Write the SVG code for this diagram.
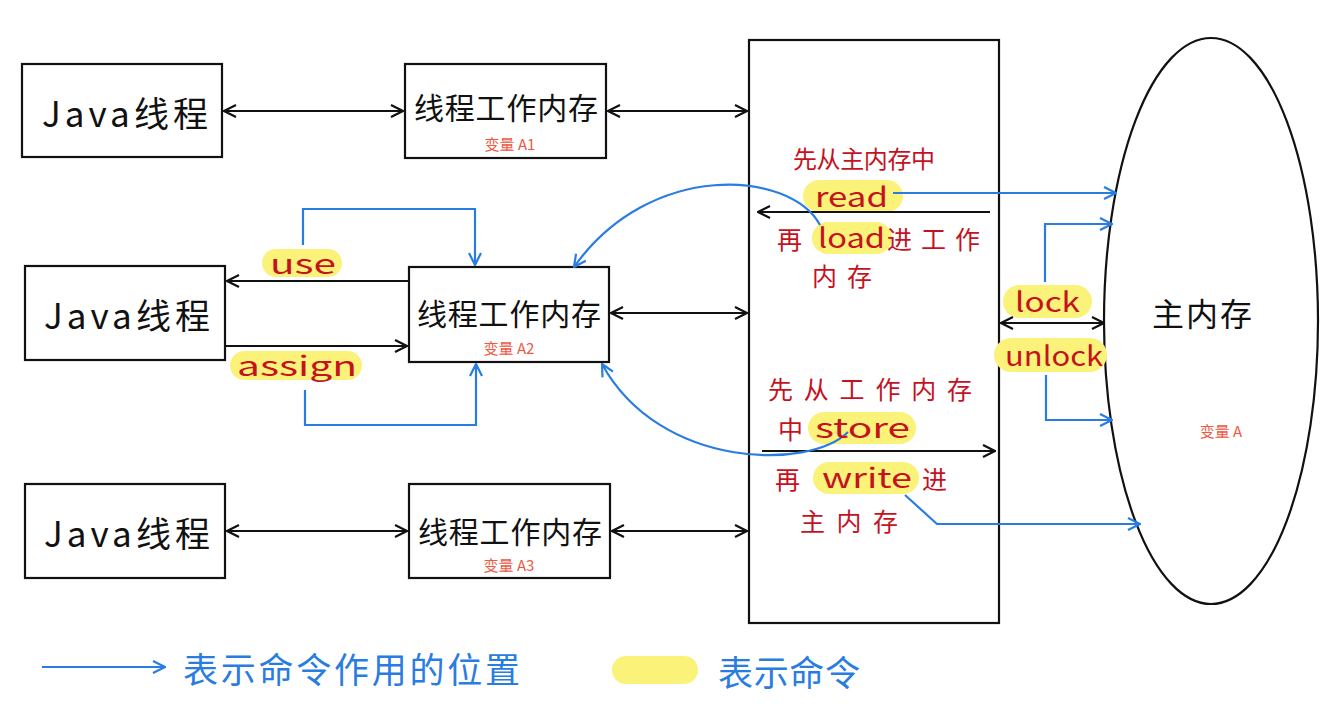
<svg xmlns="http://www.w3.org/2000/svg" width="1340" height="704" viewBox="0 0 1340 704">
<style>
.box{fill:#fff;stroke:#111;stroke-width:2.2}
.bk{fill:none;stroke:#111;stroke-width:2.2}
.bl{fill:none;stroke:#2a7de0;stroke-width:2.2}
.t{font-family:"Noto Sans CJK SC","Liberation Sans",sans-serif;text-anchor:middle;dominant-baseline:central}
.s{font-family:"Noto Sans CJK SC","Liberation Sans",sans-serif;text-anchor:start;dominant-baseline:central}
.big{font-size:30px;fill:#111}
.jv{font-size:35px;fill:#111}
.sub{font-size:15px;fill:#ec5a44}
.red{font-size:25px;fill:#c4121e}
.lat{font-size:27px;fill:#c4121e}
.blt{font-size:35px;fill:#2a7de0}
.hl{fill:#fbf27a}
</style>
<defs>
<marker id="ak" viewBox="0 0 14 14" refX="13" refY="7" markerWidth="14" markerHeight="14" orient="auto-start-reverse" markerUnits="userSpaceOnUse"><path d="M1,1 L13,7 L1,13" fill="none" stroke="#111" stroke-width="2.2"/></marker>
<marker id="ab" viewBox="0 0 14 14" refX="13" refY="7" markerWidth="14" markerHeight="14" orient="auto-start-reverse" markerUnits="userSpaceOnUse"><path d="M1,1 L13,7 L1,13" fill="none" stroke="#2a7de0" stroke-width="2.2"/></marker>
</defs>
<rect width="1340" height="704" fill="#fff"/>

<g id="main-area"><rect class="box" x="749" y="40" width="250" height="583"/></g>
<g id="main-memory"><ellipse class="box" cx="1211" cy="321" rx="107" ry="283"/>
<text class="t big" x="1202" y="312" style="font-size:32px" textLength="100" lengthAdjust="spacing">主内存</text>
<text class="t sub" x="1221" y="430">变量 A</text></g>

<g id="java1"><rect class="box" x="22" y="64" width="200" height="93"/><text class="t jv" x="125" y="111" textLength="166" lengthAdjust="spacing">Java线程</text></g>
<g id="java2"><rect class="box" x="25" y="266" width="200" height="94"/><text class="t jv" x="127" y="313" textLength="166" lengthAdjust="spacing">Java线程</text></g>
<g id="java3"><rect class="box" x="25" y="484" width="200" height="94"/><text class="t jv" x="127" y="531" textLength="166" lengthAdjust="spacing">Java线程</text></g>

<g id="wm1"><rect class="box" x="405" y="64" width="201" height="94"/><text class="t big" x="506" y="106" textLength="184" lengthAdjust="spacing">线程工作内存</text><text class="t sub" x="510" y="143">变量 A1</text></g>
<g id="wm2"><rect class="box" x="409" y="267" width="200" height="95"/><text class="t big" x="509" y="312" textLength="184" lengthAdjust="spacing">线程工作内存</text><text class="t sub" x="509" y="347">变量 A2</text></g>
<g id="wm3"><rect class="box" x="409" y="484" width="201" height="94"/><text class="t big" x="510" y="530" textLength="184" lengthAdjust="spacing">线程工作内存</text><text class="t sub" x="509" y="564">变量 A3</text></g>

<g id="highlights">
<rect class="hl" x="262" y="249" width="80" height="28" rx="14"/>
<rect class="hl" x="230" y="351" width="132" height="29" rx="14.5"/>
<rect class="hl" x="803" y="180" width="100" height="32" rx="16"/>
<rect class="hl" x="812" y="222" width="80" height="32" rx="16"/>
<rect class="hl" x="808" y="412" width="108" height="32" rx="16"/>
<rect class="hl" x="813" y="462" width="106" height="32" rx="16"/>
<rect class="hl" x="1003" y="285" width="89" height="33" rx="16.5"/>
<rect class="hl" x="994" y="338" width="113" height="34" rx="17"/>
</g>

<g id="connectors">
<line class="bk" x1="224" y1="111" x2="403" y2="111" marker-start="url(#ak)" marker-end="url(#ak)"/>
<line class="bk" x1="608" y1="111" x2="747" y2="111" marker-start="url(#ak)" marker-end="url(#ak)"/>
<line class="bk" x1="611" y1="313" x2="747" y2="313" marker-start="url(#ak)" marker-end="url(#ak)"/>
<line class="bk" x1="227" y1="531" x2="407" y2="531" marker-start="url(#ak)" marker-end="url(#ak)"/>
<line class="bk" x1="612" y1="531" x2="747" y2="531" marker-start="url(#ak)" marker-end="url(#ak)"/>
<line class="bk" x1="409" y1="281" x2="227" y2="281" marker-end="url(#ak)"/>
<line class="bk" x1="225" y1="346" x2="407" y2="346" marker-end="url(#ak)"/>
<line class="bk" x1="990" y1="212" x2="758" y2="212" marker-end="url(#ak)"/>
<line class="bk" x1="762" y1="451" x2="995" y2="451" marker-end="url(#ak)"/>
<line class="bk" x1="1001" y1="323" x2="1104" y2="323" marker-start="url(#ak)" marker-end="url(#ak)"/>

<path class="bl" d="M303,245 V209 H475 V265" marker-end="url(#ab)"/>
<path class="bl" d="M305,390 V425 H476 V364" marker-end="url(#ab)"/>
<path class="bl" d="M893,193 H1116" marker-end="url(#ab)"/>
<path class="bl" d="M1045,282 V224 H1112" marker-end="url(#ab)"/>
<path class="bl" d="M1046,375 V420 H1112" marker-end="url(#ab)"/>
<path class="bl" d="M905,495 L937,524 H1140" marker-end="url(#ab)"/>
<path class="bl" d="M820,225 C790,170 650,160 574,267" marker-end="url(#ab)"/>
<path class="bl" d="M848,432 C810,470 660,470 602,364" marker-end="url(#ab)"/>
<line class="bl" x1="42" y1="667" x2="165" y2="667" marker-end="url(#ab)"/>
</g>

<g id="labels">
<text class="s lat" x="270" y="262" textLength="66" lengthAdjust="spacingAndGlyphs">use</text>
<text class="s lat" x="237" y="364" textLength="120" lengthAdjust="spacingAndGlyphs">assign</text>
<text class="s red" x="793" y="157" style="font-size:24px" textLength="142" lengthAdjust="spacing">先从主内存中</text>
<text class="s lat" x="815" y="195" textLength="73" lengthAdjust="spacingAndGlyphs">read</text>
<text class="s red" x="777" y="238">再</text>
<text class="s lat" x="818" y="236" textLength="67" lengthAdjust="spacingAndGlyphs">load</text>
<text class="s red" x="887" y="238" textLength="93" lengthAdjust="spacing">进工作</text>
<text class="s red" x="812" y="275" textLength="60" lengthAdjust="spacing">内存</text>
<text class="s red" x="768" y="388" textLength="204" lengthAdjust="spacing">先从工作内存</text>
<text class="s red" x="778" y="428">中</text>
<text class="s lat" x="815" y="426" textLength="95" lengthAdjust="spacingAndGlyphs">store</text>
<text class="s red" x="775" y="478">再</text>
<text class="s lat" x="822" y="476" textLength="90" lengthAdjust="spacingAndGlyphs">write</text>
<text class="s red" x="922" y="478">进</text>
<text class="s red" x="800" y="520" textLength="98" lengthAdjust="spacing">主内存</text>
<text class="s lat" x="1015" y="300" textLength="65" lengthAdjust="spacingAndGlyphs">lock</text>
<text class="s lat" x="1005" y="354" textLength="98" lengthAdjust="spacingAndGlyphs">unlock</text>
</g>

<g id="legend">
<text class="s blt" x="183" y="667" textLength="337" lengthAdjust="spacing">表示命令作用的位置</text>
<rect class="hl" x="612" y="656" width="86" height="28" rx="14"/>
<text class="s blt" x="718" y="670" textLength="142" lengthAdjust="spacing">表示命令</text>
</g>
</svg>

----------------

Stated goal:
Take the listing above and print it exactly, apart from the pictures.

Output of the task:
Write the SVG code for this diagram.
<svg xmlns="http://www.w3.org/2000/svg" width="1340" height="704" viewBox="0 0 1340 704">
<style>
.box{fill:#fff;stroke:#111;stroke-width:2.2}
.bk{fill:none;stroke:#111;stroke-width:2.2}
.bl{fill:none;stroke:#2a7de0;stroke-width:2.2}
.t{font-family:"Noto Sans CJK SC","Liberation Sans",sans-serif;text-anchor:middle;dominant-baseline:central}
.s{font-family:"Noto Sans CJK SC","Liberation Sans",sans-serif;text-anchor:start;dominant-baseline:central}
.big{font-size:30px;fill:#111}
.jv{font-size:35px;fill:#111}
.sub{font-size:15px;fill:#ec5a44}
.red{font-size:25px;fill:#c4121e}
.lat{font-size:27px;fill:#c4121e}
.blt{font-size:35px;fill:#2a7de0}
.hl{fill:#fbf27a}
</style>
<defs>
<marker id="ak" viewBox="0 0 14 14" refX="13" refY="7" markerWidth="14" markerHeight="14" orient="auto-start-reverse" markerUnits="userSpaceOnUse"><path d="M1,1 L13,7 L1,13" fill="none" stroke="#111" stroke-width="2.2"/></marker>
<marker id="ab" viewBox="0 0 14 14" refX="13" refY="7" markerWidth="14" markerHeight="14" orient="auto-start-reverse" markerUnits="userSpaceOnUse"><path d="M1,1 L13,7 L1,13" fill="none" stroke="#2a7de0" stroke-width="2.2"/></marker>
</defs>
<rect width="1340" height="704" fill="#fff"/>

<g id="main-area"><rect class="box" x="749" y="40" width="250" height="583"/></g>
<g id="main-memory"><ellipse class="box" cx="1211" cy="321" rx="107" ry="283"/>
<text class="t big" x="1202" y="312" style="font-size:32px" textLength="100" lengthAdjust="spacing">主内存</text>
<text class="t sub" x="1221" y="430">变量 A</text></g>

<g id="java1"><rect class="box" x="22" y="64" width="200" height="93"/><text class="t jv" x="125" y="111" textLength="166" lengthAdjust="spacing">Java线程</text></g>
<g id="java2"><rect class="box" x="25" y="266" width="200" height="94"/><text class="t jv" x="127" y="313" textLength="166" lengthAdjust="spacing">Java线程</text></g>
<g id="java3"><rect class="box" x="25" y="484" width="200" height="94"/><text class="t jv" x="127" y="531" textLength="166" lengthAdjust="spacing">Java线程</text></g>

<g id="wm1"><rect class="box" x="405" y="64" width="201" height="94"/><text class="t big" x="506" y="106" textLength="184" lengthAdjust="spacing">线程工作内存</text><text class="t sub" x="510" y="143">变量 A1</text></g>
<g id="wm2"><rect class="box" x="409" y="267" width="200" height="95"/><text class="t big" x="509" y="312" textLength="184" lengthAdjust="spacing">线程工作内存</text><text class="t sub" x="509" y="347">变量 A2</text></g>
<g id="wm3"><rect class="box" x="409" y="484" width="201" height="94"/><text class="t big" x="510" y="530" textLength="184" lengthAdjust="spacing">线程工作内存</text><text class="t sub" x="509" y="564">变量 A3</text></g>

<g id="highlights">
<rect class="hl" x="262" y="249" width="80" height="28" rx="14"/>
<rect class="hl" x="230" y="351" width="132" height="29" rx="14.5"/>
<rect class="hl" x="803" y="180" width="100" height="32" rx="16"/>
<rect class="hl" x="812" y="222" width="80" height="32" rx="16"/>
<rect class="hl" x="808" y="412" width="108" height="32" rx="16"/>
<rect class="hl" x="813" y="462" width="106" height="32" rx="16"/>
<rect class="hl" x="1003" y="285" width="89" height="33" rx="16.5"/>
<rect class="hl" x="994" y="338" width="113" height="34" rx="17"/>
</g>

<g id="connectors">
<line class="bk" x1="224" y1="111" x2="403" y2="111" marker-start="url(#ak)" marker-end="url(#ak)"/>
<line class="bk" x1="608" y1="111" x2="747" y2="111" marker-start="url(#ak)" marker-end="url(#ak)"/>
<line class="bk" x1="611" y1="313" x2="747" y2="313" marker-start="url(#ak)" marker-end="url(#ak)"/>
<line class="bk" x1="227" y1="531" x2="407" y2="531" marker-start="url(#ak)" marker-end="url(#ak)"/>
<line class="bk" x1="612" y1="531" x2="747" y2="531" marker-start="url(#ak)" marker-end="url(#ak)"/>
<line class="bk" x1="409" y1="281" x2="227" y2="281" marker-end="url(#ak)"/>
<line class="bk" x1="225" y1="346" x2="407" y2="346" marker-end="url(#ak)"/>
<line class="bk" x1="990" y1="212" x2="758" y2="212" marker-end="url(#ak)"/>
<line class="bk" x1="762" y1="451" x2="995" y2="451" marker-end="url(#ak)"/>
<line class="bk" x1="1001" y1="323" x2="1104" y2="323" marker-start="url(#ak)" marker-end="url(#ak)"/>

<path class="bl" d="M303,245 V209 H475 V265" marker-end="url(#ab)"/>
<path class="bl" d="M305,390 V425 H476 V364" marker-end="url(#ab)"/>
<path class="bl" d="M893,193 H1116" marker-end="url(#ab)"/>
<path class="bl" d="M1045,282 V224 H1112" marker-end="url(#ab)"/>
<path class="bl" d="M1046,375 V420 H1112" marker-end="url(#ab)"/>
<path class="bl" d="M905,495 L937,524 H1140" marker-end="url(#ab)"/>
<path class="bl" d="M820,225 C790,170 650,160 574,267" marker-end="url(#ab)"/>
<path class="bl" d="M848,432 C810,470 660,470 602,364" marker-end="url(#ab)"/>
<line class="bl" x1="42" y1="667" x2="165" y2="667" marker-end="url(#ab)"/>
</g>

<g id="labels">
<text class="s lat" x="270" y="262" textLength="66" lengthAdjust="spacingAndGlyphs">use</text>
<text class="s lat" x="237" y="364" textLength="120" lengthAdjust="spacingAndGlyphs">assign</text>
<text class="s red" x="793" y="157" style="font-size:24px" textLength="142" lengthAdjust="spacing">先从主内存中</text>
<text class="s lat" x="815" y="195" textLength="73" lengthAdjust="spacingAndGlyphs">read</text>
<text class="s red" x="777" y="238">再</text>
<text class="s lat" x="818" y="236" textLength="67" lengthAdjust="spacingAndGlyphs">load</text>
<text class="s red" x="887" y="238" textLength="93" lengthAdjust="spacing">进工作</text>
<text class="s red" x="812" y="275" textLength="60" lengthAdjust="spacing">内存</text>
<text class="s red" x="768" y="388" textLength="204" lengthAdjust="spacing">先从工作内存</text>
<text class="s red" x="778" y="428">中</text>
<text class="s lat" x="815" y="426" textLength="95" lengthAdjust="spacingAndGlyphs">store</text>
<text class="s red" x="775" y="478">再</text>
<text class="s lat" x="822" y="476" textLength="90" lengthAdjust="spacingAndGlyphs">write</text>
<text class="s red" x="922" y="478">进</text>
<text class="s red" x="800" y="520" textLength="98" lengthAdjust="spacing">主内存</text>
<text class="s lat" x="1015" y="300" textLength="65" lengthAdjust="spacingAndGlyphs">lock</text>
<text class="s lat" x="1005" y="354" textLength="98" lengthAdjust="spacingAndGlyphs">unlock</text>
</g>

<g id="legend">
<text class="s blt" x="183" y="667" textLength="337" lengthAdjust="spacing">表示命令作用的位置</text>
<rect class="hl" x="612" y="656" width="86" height="28" rx="14"/>
<text class="s blt" x="718" y="670" textLength="142" lengthAdjust="spacing">表示命令</text>
</g>
</svg>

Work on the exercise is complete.